The line holding "let width = 655, height = 490;" is the last one to output; start at the first line of the data, keep every line in between exactly, and leave out pictures.

☆ ☆ ☆ ☆ ☆ ☆ ☆

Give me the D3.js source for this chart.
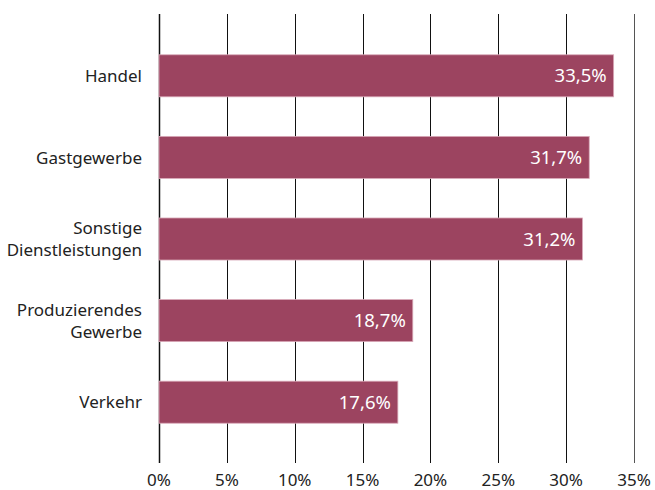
<!DOCTYPE html>
<html>
<head>
  <meta charset="UTF-8">
  <title>Anteil nach Branchen</title>
  <style>
    body{ margin:0; background:#fff; }
    text{ font-family:"Noto Sans", "Open Sans", sans-serif; }
  </style>
</head>
<body>
<svg></svg>
<script src="https://d3js.org/d3.v7.min.js"></script>
<script>

let width = 655, height = 490;

// data
let categories = [["Handel"], ["Gastgewerbe"], ["Sonstige", "Dienstleistungen"], ["Produzierendes", "Gewerbe"], ["Verkehr"]];
let values = [33.5, 31.7, 31.2, 18.7, 17.6];
let ticks = [0, 5, 10, 15, 20, 25, 30, 35];

let svg = d3.select("svg")
    .attr("width", width)
    .attr("height", height);

let x = d3.scaleLinear()
    .domain([0, 35])
    .range([159, 634]);

let y = d3.scaleBand()
    .domain(d3.range(values.length))
    .range([35, 443])
    .paddingInner(0.485)
    .paddingOuter(0.2425);

let fmt = d => d.toFixed(1).replace(".", ",") + "%";

// gridlines
svg.append("g")
    .selectAll("line")
    .data(ticks)
    .enter().append("line")
    .attr("x1", d => Math.round(x(d)) + 0.5)
    .attr("x2", d => Math.round(x(d)) + 0.5)
    .attr("y1", 14)
    .attr("y2", 463)
    .attr("stroke", d => d === 35 ? "#555" : "#111")
    .attr("stroke-width", d => d === 0 ? 1.5 : 1);

// bars
svg.append("g")
    .selectAll("rect")
    .data(values)
    .enter().append("rect")
    .attr("x", x(0))
    .attr("y", (d, i) => y(i))
    .attr("width", d => x(d) - x(0))
    .attr("height", y.bandwidth())
    .attr("fill", "#9c4460")
    .attr("stroke", "#d9a9b8")
    .attr("stroke-width", 0.8);

// value labels
svg.append("g")
    .selectAll("text")
    .data(values)
    .enter().append("text")
    .attr("x", d => x(d) - 7)
    .attr("y", (d, i) => y(i) + y.bandwidth() / 2)
    .attr("dy", "0.36em")
    .attr("text-anchor", "end")
    .attr("fill", "#fff")
    .attr("font-size", 18.5)
    .text(fmt);

// category labels
svg.append("g")
    .selectAll("text")
    .data(categories)
    .enter().append("text")
    .attr("text-anchor", "end")
    .attr("font-size", 17)
    .attr("fill", "#222")
    .attr("transform", (d, i) => "translate(142," + (y(i) + y.bandwidth() / 2) + ")")
    .each(function(d) {
        let t = d3.select(this);
        let lh = 22;
        d.forEach((line, k) => {
            t.append("tspan")
                .attr("x", 0)
                .attr("y", (k - (d.length - 1) / 2) * lh)
                .attr("dy", "0.36em")
                .text(line);
        });
    });

// x axis labels
svg.append("g")
    .selectAll("text")
    .data(ticks)
    .enter().append("text")
    .attr("x", d => x(d))
    .attr("y", 486)
    .attr("text-anchor", "middle")
    .attr("font-size", 17)
    .attr("fill", "#222")
    .text(d => d + "%");

</script>
</body>
</html>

☆ ☆ ☆ ☆ ☆ ☆ ☆

= Exercise output =
Give me the D3.js source for this chart.
<!DOCTYPE html>
<html>
<head>
  <meta charset="UTF-8">
  <title>Anteil nach Branchen</title>
  <style>
    body{ margin:0; background:#fff; }
    text{ font-family:"Noto Sans", "Open Sans", sans-serif; }
  </style>
</head>
<body>
<svg></svg>
<script src="https://d3js.org/d3.v7.min.js"></script>
<script>

let width = 655, height = 490;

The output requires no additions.